> **Objective**
Keep pictures out. Copy exactly the lines from the one containing "Output the Python" to the one containing "0.86, 0.93, 1.00]", endpoints included.

> **Data for this exercise**
-------------------------

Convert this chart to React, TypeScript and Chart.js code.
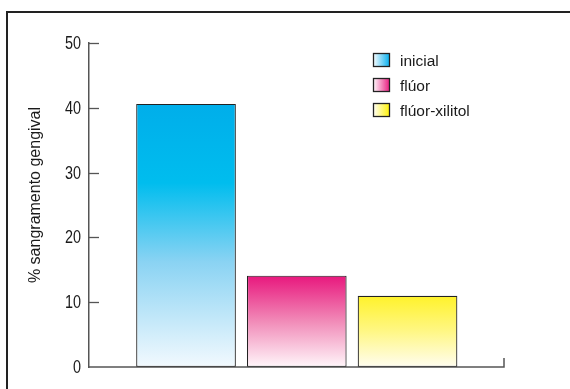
import React, { useEffect, useRef } from 'react';
import { Chart, registerables } from 'chart.js';

Chart.register(...registerables);

// ---- data ----
const categories = ['inicial', 'flúor', 'flúor-xilitol'];
const values = [40.6, 14.1, 11.0];
const positions = [1, 2, 3];
const yTicks = [0, 10, 20, 30, 40, 50];
const yTitle = '% sangramento gengival';

// ---- styles ----
const barStops: [number, string][][] = [
  [[0, '#00aeea'], [0.3, '#00bdee'], [0.6, '#8ad3f3'], [1, '#f2f9fe']],
  [[0, '#e8177d'], [0.5, '#f18bb8'], [1, '#fff6fa']],
  [[0, '#fff22a'], [0.5, '#fff785'], [1, '#fffdf0']],
];
const legendEnd = ['#00aeef', '#e8177d', '#fff200'];
const FONT = "'Liberation Sans', Arial, sans-serif";
const AXIS = '#555555';
const TEXT = '#1a1a1a';

const decorPlugin = {
  id: 'decor',
  afterDraw(chart: any) {
    const { ctx, chartArea } = chart;
    const ys = chart.scales.y;
    ctx.save();
    // x axis line with end tick
    ctx.strokeStyle = AXIS;
    ctx.lineWidth = 1.5;
    ctx.beginPath();
    ctx.moveTo(chartArea.left, chartArea.bottom);
    ctx.lineTo(chartArea.right, chartArea.bottom);
    ctx.lineTo(chartArea.right, chartArea.bottom - 9);
    ctx.stroke();
    // inward y ticks + condensed tick labels
    ys.ticks.forEach((t: any) => {
      const y = ys.getPixelForValue(t.value);
      if (t.value !== 0) {
        ctx.strokeStyle = AXIS;
        ctx.lineWidth = 1.3;
        ctx.beginPath();
        ctx.moveTo(chartArea.left, Math.round(y) + 0.5);
        ctx.lineTo(chartArea.left + 10, Math.round(y) + 0.5);
        ctx.stroke();
      }
      ctx.save();
      ctx.translate(chartArea.left - 8, y + 1);
      ctx.scale(0.8, 1);
      ctx.fillStyle = TEXT;
      ctx.font = `18px ${FONT}`;
      ctx.textAlign = 'right';
      ctx.textBaseline = 'middle';
      ctx.fillText(String(t.value), 0, 0);
      ctx.restore();
    });
    // y title
    ctx.save();
    ctx.fillStyle = TEXT;
    ctx.font = `16px ${FONT}`;
    ctx.textAlign = 'center';
    ctx.textBaseline = 'middle';
    ctx.translate(36, (chartArea.top + chartArea.bottom) / 2 - 10);
    ctx.rotate(-Math.PI / 2);
    ctx.fillText(yTitle, 0, 0);
    ctx.restore();
    // legend
    const bx = chartArea.right - 131;
    categories.forEach((c, i) => {
      const by = chartArea.top + 10 + i * 25;
      const g = ctx.createLinearGradient(bx, 0, bx + 17, 0);
      g.addColorStop(0, '#ffffff');
      g.addColorStop(1, legendEnd[i]);
      ctx.fillStyle = g;
      ctx.fillRect(bx, by, 17, 14);
      ctx.strokeStyle = '#222';
      ctx.lineWidth = 1.3;
      ctx.strokeRect(bx + 0.5, by + 0.5, 16, 13);
      ctx.fillStyle = TEXT;
      ctx.font = `15.5px ${FONT}`;
      ctx.textAlign = 'left';
      ctx.textBaseline = 'alphabetic';
      ctx.fillText(c, bx + 27, by + 13);
    });
    ctx.restore();
  },
};

export default function App() {
  const ref = useRef<HTMLCanvasElement>(null);
  useEffect(() => {
    if (!ref.current) return;
    const datasets = categories.map((c, i) => ({
      label: c,
      data: [{ x: positions[i], y: values[i] }],
      backgroundColor: (ctx: any) => {
        const chart = ctx.chart;
        const ys = chart.scales && chart.scales.y;
        if (!ys || !chart.chartArea || ctx.type !== 'data') return legendEnd[i];
        const top = ys.getPixelForValue(ctx.raw.y);
        const bottom = ys.getPixelForValue(0);
        const g = chart.ctx.createLinearGradient(0, top, 0, bottom);
        barStops[i].forEach(([o, col]) => g.addColorStop(o, col));
        return g;
      },
      borderColor: '#222222',
      borderWidth: 1.2,
      borderSkipped: false,
      barPercentage: 0.9,
      categoryPercentage: 1,
      grouped: false,
    }));
    const chart = new Chart(ref.current, {
      type: 'bar',
      data: { datasets },
      plugins: [decorPlugin],
      options: {
        animation: false,
        responsive: false,
        layout: { padding: { left: 0, right: 66, top: 43, bottom: 22 } },
        plugins: { legend: { display: false }, tooltip: { enabled: false } },
        scales: {
          x: {
            type: 'linear',
            display: false,
            offset: false,
            min: 0.124,
            max: 3.871,
            afterBuildTicks: (scale: any) => {
              scale.ticks = positions.map((v) => ({ value: v }));
            },
          },
          y: {
            type: 'linear',
            min: 0,
            max: 50,
            afterFit: (scale: any) => {
              scale.width = 89;
            },
            afterBuildTicks: (scale: any) => {
              scale.ticks = yTicks.map((v) => ({ value: v }));
            },
            ticks: { display: false },
            grid: { display: false, drawTicks: false },
            border: { display: true, color: AXIS, width: 1.5 },
          },
        },
      },
    } as any);
    return () => chart.destroy();
  }, []);
  return (
    <div style={{ position: 'absolute', left: 0, top: 0, width: 570, height: 389, overflow: 'hidden', background: '#fff' }}>
      <canvas ref={ref} width={570} height={389} style={{ position: 'absolute', left: 0, top: 0 }} />
      <div
        style={{
          position: 'absolute',
          left: 6,
          top: 11,
          width: 700,
          height: 500,
          borderLeft: '2px solid #222',
          borderTop: '2px solid #222',
          pointerEvents: 'none',
        }}
      />
    </div>
  );
}
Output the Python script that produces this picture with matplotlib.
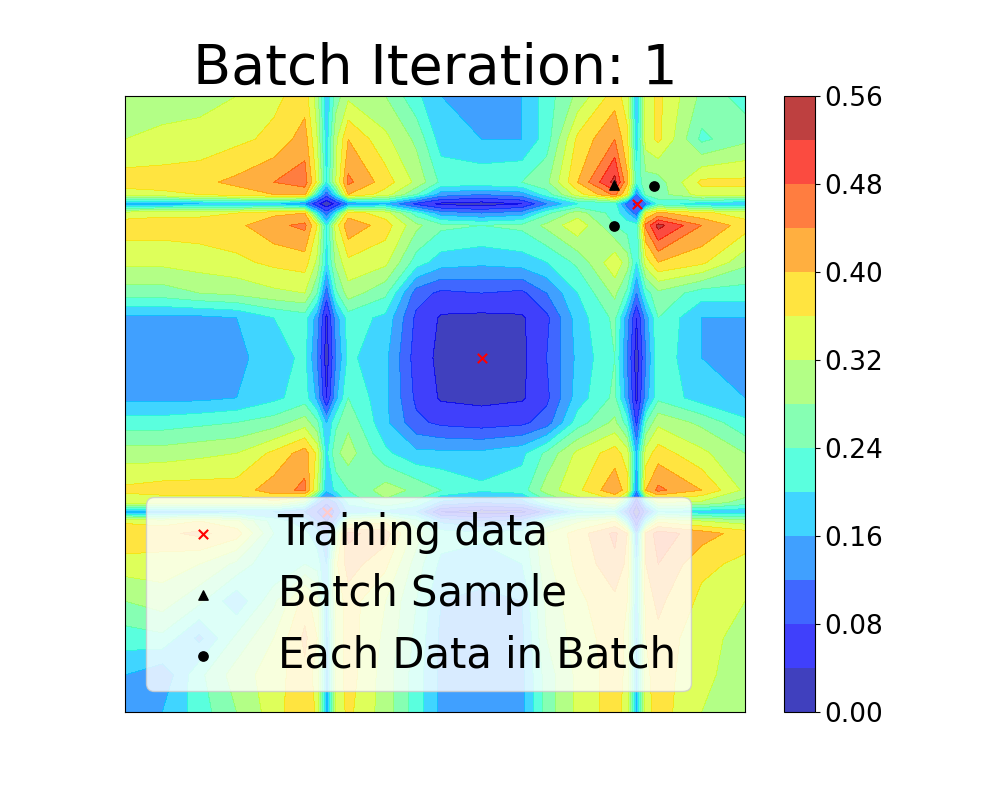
import numpy as np
import matplotlib
matplotlib.use('Agg')
import matplotlib.pyplot as plt

# Grid positions (same on both axes); extra points sit either side of the
# thin low lines at 0.325 and 0.825 and around the central low square
grid = [0.00, 0.06, 0.12, 0.18, 0.24, 0.29, 0.31, 0.325, 0.34, 0.36, 0.42, 0.47,
        0.51, 0.575, 0.64, 0.68, 0.73, 0.79, 0.81, 0.825, 0.84, 0.86, 0.93, 1.00]

# Field values, one row per y position (bottom to top)
z_rows = [
    [.12, .16, .22, .28, .34, .40, .35, .15, .33, .37, .30, .22, .15, .14, .15, .26, .33, .38, .34, .15, .34, .38, .32, .30],
    [.16, .13, .23, .30, .34, .39, .34, .15, .33, .38, .30, .22, .15, .14, .15, .26, .33, .38, .35, .15, .35, .38, .33, .30],
    [.22, .23, .15, .25, .32, .41, .36, .15, .33, .38, .31, .23, .15, .14, .15, .28, .34, .38, .35, .16, .36, .39, .33, .31],
    [.28, .30, .25, .17, .27, .38, .33, .16, .33, .38, .32, .24, .16, .15, .16, .29, .35, .39, .36, .17, .38, .41, .35, .32],
    [.34, .34, .32, .27, .20, .24, .22, .16, .35, .42, .37, .26, .19, .18, .20, .31, .37, .43, .39, .17, .40, .44, .37, .35],
    [.40, .39, .41, .38, .24, .21, .18, .12, .27, .45, .42, .30, .22, .21, .22, .32, .38, .45, .40, .13, .41, .46, .42, .38],
    [.35, .34, .36, .33, .22, .18, .12, .08, .13, .32, .35, .25, .15, .12, .14, .24, .31, .36, .20, .05, .20, .35, .32, .30],
    [.15, .15, .15, .16, .16, .12, .08, .04, .09, .17, .19, .16, .04, .02, .03, .10, .19, .20, .10, .01, .10, .20, .18, .17],
    [.33, .33, .33, .33, .35, .27, .13, .09, .12, .21, .27, .23, .15, .12, .14, .23, .29, .34, .20, .05, .20, .32, .31, .26],
    [.37, .38, .38, .38, .42, .45, .32, .17, .21, .24, .30, .27, .24, .21, .22, .30, .35, .43, .38, .13, .40, .45, .40, .31],
    [.30, .30, .31, .32, .37, .42, .35, .19, .27, .30, .21, .17, .17, .17, .19, .25, .33, .38, .34, .16, .34, .38, .33, .28],
    [.22, .22, .23, .24, .26, .30, .25, .16, .23, .27, .17, .09, .07, .06, .07, .10, .22, .29, .22, .07, .24, .31, .27, .21],
    [.15, .15, .15, .16, .19, .22, .15, .04, .15, .24, .17, .07, .035, .03, .035, .07, .18, .25, .14, .03, .14, .23, .18, .16],
    [.14, .14, .14, .15, .18, .21, .12, .02, .12, .21, .17, .06, .03, .02, .03, .08, .17, .24, .12, .02, .12, .23, .16, .14],
    [.15, .15, .15, .16, .20, .22, .14, .03, .14, .22, .19, .07, .035, .03, .035, .07, .18, .25, .14, .04, .14, .24, .16, .16],
    [.26, .26, .28, .29, .31, .32, .24, .10, .23, .30, .25, .10, .07, .08, .07, .12, .20, .29, .23, .12, .22, .27, .22, .22],
    [.33, .33, .34, .35, .37, .38, .31, .19, .29, .35, .33, .22, .18, .17, .18, .20, .25, .35, .30, .20, .34, .40, .37, .29],
    [.38, .38, .38, .39, .43, .45, .36, .20, .34, .43, .38, .29, .25, .24, .25, .29, .35, .24, .22, .22, .45, .535, .44, .38],
    [.34, .35, .35, .36, .39, .40, .20, .10, .20, .38, .34, .22, .14, .12, .14, .23, .30, .22, .17, .10, .36, .41, .37, .34],
    [.15, .15, .16, .17, .17, .13, .05, .01, .05, .13, .16, .07, .03, .02, .04, .12, .20, .22, .10, .07, .12, .22, .18, .16],
    [.34, .35, .36, .38, .40, .41, .20, .10, .20, .40, .34, .24, .14, .12, .14, .22, .34, .45, .36, .12, .25, .26, .34, .34],
    [.38, .38, .39, .41, .44, .46, .35, .20, .32, .45, .38, .31, .23, .23, .24, .27, .40, .535, .41, .22, .26, .26, .37, .37],
    [.32, .33, .33, .35, .37, .42, .32, .18, .31, .40, .33, .27, .18, .16, .16, .22, .37, .44, .37, .18, .34, .37, .23, .27],
    [.30, .30, .31, .32, .35, .38, .30, .17, .26, .31, .28, .21, .16, .14, .16, .22, .29, .38, .34, .16, .34, .37, .27, .22],
]

# Points
train_x = [0.325, 0.575, 0.825]
train_y = [0.325, 0.575, 0.825]
batch_x = [0.789]
batch_y = [0.855]
each_x = [0.853, 0.789]
each_y = [0.854, 0.789]

levels = [0.00, 0.04, 0.08, 0.12, 0.16, 0.20, 0.24, 0.28,
          0.32, 0.36, 0.40, 0.44, 0.48, 0.52, 0.56]
cbar_ticks = [0.00, 0.08, 0.16, 0.24, 0.32, 0.40, 0.48, 0.56]

z = np.array(z_rows)

plt.figure(figsize=(10, 8))
cs = plt.contourf(grid, grid, z, levels=levels, cmap='jet', alpha=0.75)
plt.scatter(train_x, train_y, c='red', marker='x', s=45, label='Training data')
plt.scatter(batch_x, batch_y, c='black', marker='^', s=45, label='Batch Sample')
plt.scatter(each_x, each_y, c='black', marker='o', s=45, label='Each Data in Batch')

cbar = plt.colorbar(cs, ticks=cbar_ticks)
cbar.ax.tick_params(labelsize=19)

plt.xticks([])
plt.yticks([])
plt.title('Batch Iteration: 1', fontsize=40)
plt.legend(loc='lower left', fontsize=30, labelspacing=0.46, borderpad=0.36)

plt.savefig('out.png', dpi=100)
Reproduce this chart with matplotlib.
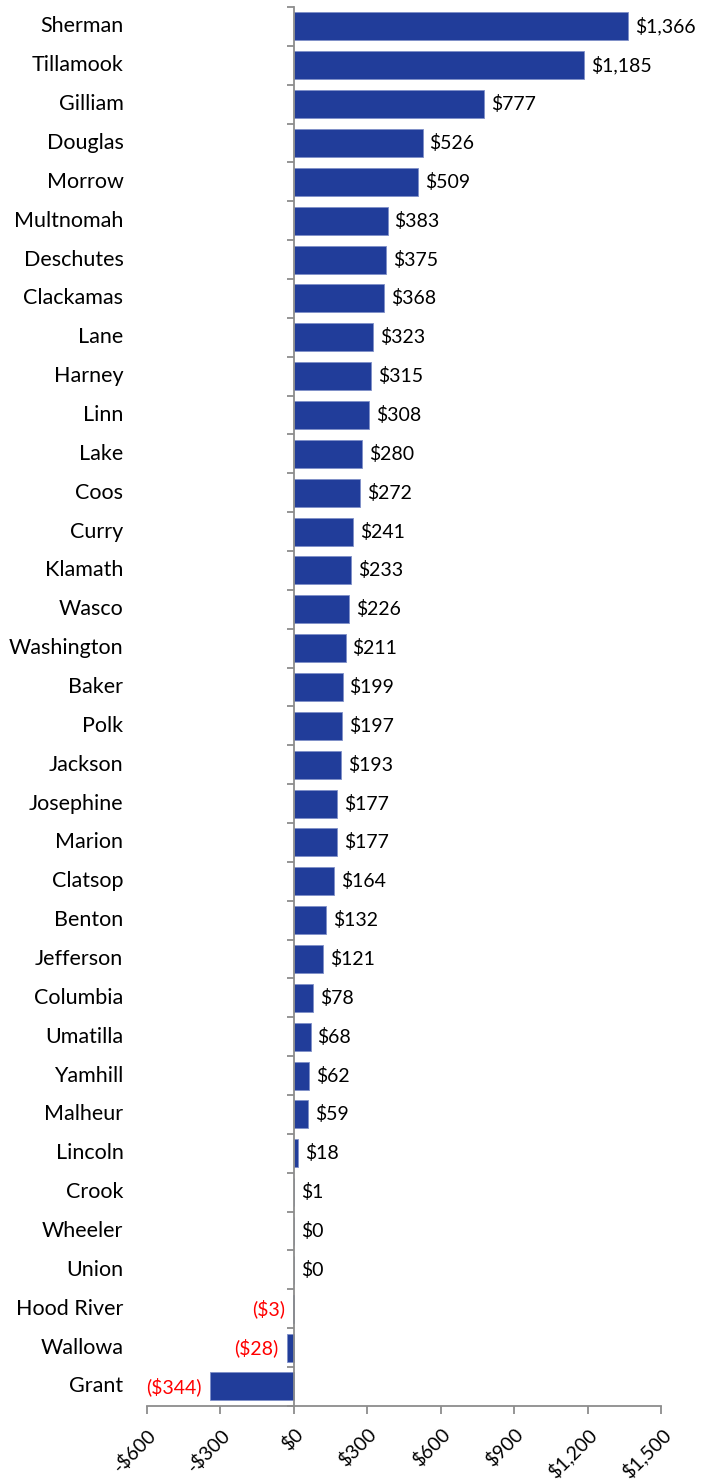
import matplotlib.pyplot as plt

plt.rcParams['font.family'] = ['Lato', 'DejaVu Sans']

counties = ['Sherman', 'Tillamook', 'Gilliam', 'Douglas', 'Morrow', 'Multnomah',
            'Deschutes', 'Clackamas', 'Lane', 'Harney', 'Linn', 'Lake', 'Coos',
            'Curry', 'Klamath', 'Wasco', 'Washington', 'Baker', 'Polk', 'Jackson',
            'Josephine', 'Marion', 'Clatsop', 'Benton', 'Jefferson', 'Columbia',
            'Umatilla', 'Yamhill', 'Malheur', 'Lincoln', 'Crook', 'Wheeler',
            'Union', 'Hood River', 'Wallowa', 'Grant']
values = [1366, 1185, 777, 526, 509, 383, 375, 368, 323, 315, 308, 280, 272,
          241, 233, 226, 211, 199, 197, 193, 177, 177, 164, 132, 121, 78,
          68, 62, 59, 18, 1, 0, 0, -3, -28, -344]
xticks = [-600, -300, 0, 300, 600, 900, 1200, 1500]
xtick_labels = ['-$600', '-$300', '$0', '$300', '$600', '$900', '$1,200', '$1,500']

bar_color = '#213D9A'
axis_color = '#8C8C8C'

fig = plt.figure(figsize=(7.12, 14.81), dpi=100)
ax = fig.add_axes([0.2065, 0.0507, 0.7219, 0.9446])

n = len(counties)
ypos = list(range(n))
ax.barh(ypos, values, height=0.72, color=bar_color, edgecolor='#7F8FC8', linewidth=0.6)

ax.set_ylim(n - 0.5, -0.5)
ax.set_xlim(-600, 1500)

# data labels
for y, v in zip(ypos, values):
    if v < 0:
        ax.annotate('(${:,})'.format(-v), xy=(v, y), xytext=(-6, 0),
                    textcoords='offset points', ha='right', va='center',
                    fontsize=14, color='#FF0000')
    else:
        ax.annotate('${:,}'.format(v), xy=(v, y), xytext=(5, 0),
                    textcoords='offset points', ha='left', va='center',
                    fontsize=14, color='black')

# spines: y axis at zero, x axis at bottom
for s in ['top', 'right']:
    ax.spines[s].set_visible(False)
ax.spines['left'].set_position(('data', 0))
ax.spines['left'].set_color(axis_color)
ax.spines['bottom'].set_color(axis_color)
ax.spines['left'].set_linewidth(1.3)
ax.spines['bottom'].set_linewidth(1.3)

# category ticks between bars, labels on far left
ax.set_yticks([i - 0.5 for i in range(n + 1)])
ax.set_yticklabels([])
ax.tick_params(axis='y', direction='out', length=5, color=axis_color, width=1.3)
for y, name in zip(ypos, counties):
    ax.annotate(name, xy=(0, y), xycoords=ax.get_yaxis_transform(),
                xytext=(-17, 0), textcoords='offset points', ha='right',
                va='center', fontsize=15.5)

ax.set_xticks(xticks)
ax.set_xticklabels(xtick_labels, rotation=45, ha='right', va='top',
                   rotation_mode='anchor', fontsize=14)
ax.tick_params(axis='x', direction='out', length=6, color=axis_color, width=1.3, pad=8)

fig.savefig('out.png', dpi=100)
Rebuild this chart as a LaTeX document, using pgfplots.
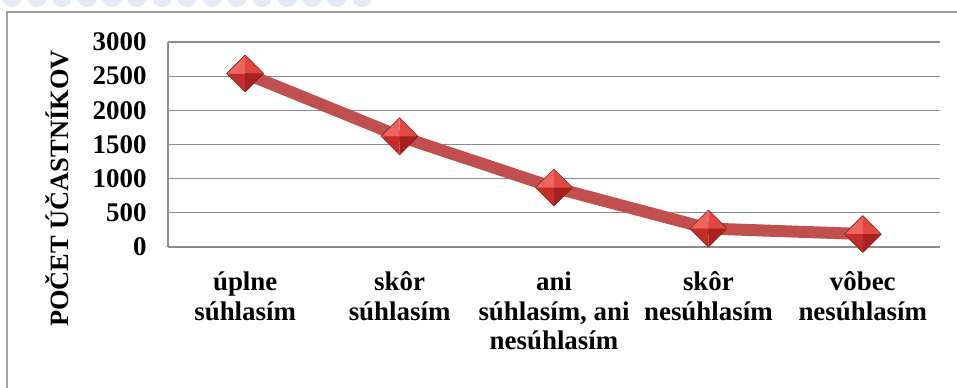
\documentclass[border=0pt]{standalone}
\usepackage{fontspec}
\setmainfont{LiberationSerif}[Extension=.ttf, UprightFont=*-Regular, BoldFont=*-Bold, ItalicFont=*-Italic, BoldItalicFont=*-BoldItalic]
\usepackage{pgfplots}
\pgfplotsset{compat=1.18}
\definecolor{linered}{RGB}{192,80,77}
\definecolor{gemA}{RGB}{240,100,94}
\definecolor{gemB}{RGB}{226,72,66}
\definecolor{gemC}{RGB}{196,46,42}
\definecolor{gemD}{RGB}{170,32,30}
\definecolor{gemE}{RGB}{140,30,28}
\definecolor{gridgray}{RGB}{140,140,140}
\definecolor{framegray}{RGB}{160,160,160}
\definecolor{bubble}{RGB}{226,235,246}
\pgfdeclareplotmark{gem}{%
  \pgfpathmoveto{\pgfqpoint{0pt}{\pgfplotmarksize}}%
  \pgfpathlineto{\pgfqpoint{-\pgfplotmarksize}{0pt}}%
  \pgfpathlineto{\pgfpointorigin}\pgfpathclose
  \pgfsetfillcolor{gemA}\pgfusepath{fill}%
  \pgfpathmoveto{\pgfqpoint{0pt}{\pgfplotmarksize}}%
  \pgfpathlineto{\pgfqpoint{\pgfplotmarksize}{0pt}}%
  \pgfpathlineto{\pgfpointorigin}\pgfpathclose
  \pgfsetfillcolor{gemB}\pgfusepath{fill}%
  \pgfpathmoveto{\pgfqpoint{0pt}{-\pgfplotmarksize}}%
  \pgfpathlineto{\pgfqpoint{-\pgfplotmarksize}{0pt}}%
  \pgfpathlineto{\pgfpointorigin}\pgfpathclose
  \pgfsetfillcolor{gemC}\pgfusepath{fill}%
  \pgfpathmoveto{\pgfqpoint{0pt}{-\pgfplotmarksize}}%
  \pgfpathlineto{\pgfqpoint{\pgfplotmarksize}{0pt}}%
  \pgfpathlineto{\pgfpointorigin}\pgfpathclose
  \pgfsetfillcolor{gemD}\pgfusepath{fill}%
  \pgfpathmoveto{\pgfqpoint{0pt}{\pgfplotmarksize}}%
  \pgfpathlineto{\pgfqpoint{\pgfplotmarksize}{0pt}}%
  \pgfpathlineto{\pgfqpoint{0pt}{-\pgfplotmarksize}}%
  \pgfpathlineto{\pgfqpoint{-\pgfplotmarksize}{0pt}}%
  \pgfpathclose
  \pgfsetstrokecolor{gemE}\pgfsetlinewidth{0.6pt}\pgfusepath{stroke}%
}
\begin{document}
\begin{tikzpicture}[x=1bp,y=1bp]
\useasboundingbox (0,0) rectangle (957,387);
% faint background bubbles at the top
\foreach \cx in {12,37,...,362}{\fill[bubble] (\cx,390) circle (10);}
% outer frame
\draw[framegray,line width=1.3bp] (7,-5) -- (7,375) -- (970,375);
\begin{axis}[
  at={(168bp,140bp)}, anchor=south west,
  scale only axis, width=772bp, height=205bp,
  xmin=-0.5, xmax=4.5, ymin=0, ymax=3000,
  xtick={0,1,2,3,4},
  xticklabels={{úplne\\súhlasím},{skôr\\súhlasím},{ani\\súhlasím, ani\\nesúhlasím},{skôr\\nesúhlasím},{vôbec\\nesúhlasím}},
  ytick={0,500,...,3000},
  axis x line*=bottom, axis y line*=left,
  axis line style={gridgray,line width=1.2bp,-},
  ymajorgrids, grid style={gridgray,line width=1.2bp},
  major tick length=0pt,
  /pgf/number format/assume math mode=true,
  /pgf/number format/1000 sep={},
  tick label style={font=\fontsize{27}{30}\selectfont\bfseries},
  xticklabel style={align=center, yshift=-21bp, anchor=north},
  yticklabel style={xshift=-18bp},
  ylabel={POČET ÚČASTNÍKOV},
  ylabel style={font=\fontsize{26.5}{30}\selectfont\bfseries, at={(axis description cs:-0.144,0.285)}, anchor=center, rotate=0},
  clip=false,
]
\addplot[linered, line width=12bp, line join=round, mark=gem, mark size=18.5bp, mark options={solid}]
  coordinates {(0,2540) (1,1620) (2,870) (3,270) (4,190)};
\end{axis}
\end{tikzpicture}
\end{document}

-------------------------

> **Full solution**
Output the Python script that produces this picture with matplotlib.
import numpy as np
import matplotlib
matplotlib.use('Agg')
import matplotlib.pyplot as plt

# Grid positions (same on both axes); extra points sit either side of the
# thin low lines at 0.325 and 0.825 and around the central low square
grid = [0.00, 0.06, 0.12, 0.18, 0.24, 0.29, 0.31, 0.325, 0.34, 0.36, 0.42, 0.47,
        0.51, 0.575, 0.64, 0.68, 0.73, 0.79, 0.81, 0.825, 0.84, 0.86, 0.93, 1.00]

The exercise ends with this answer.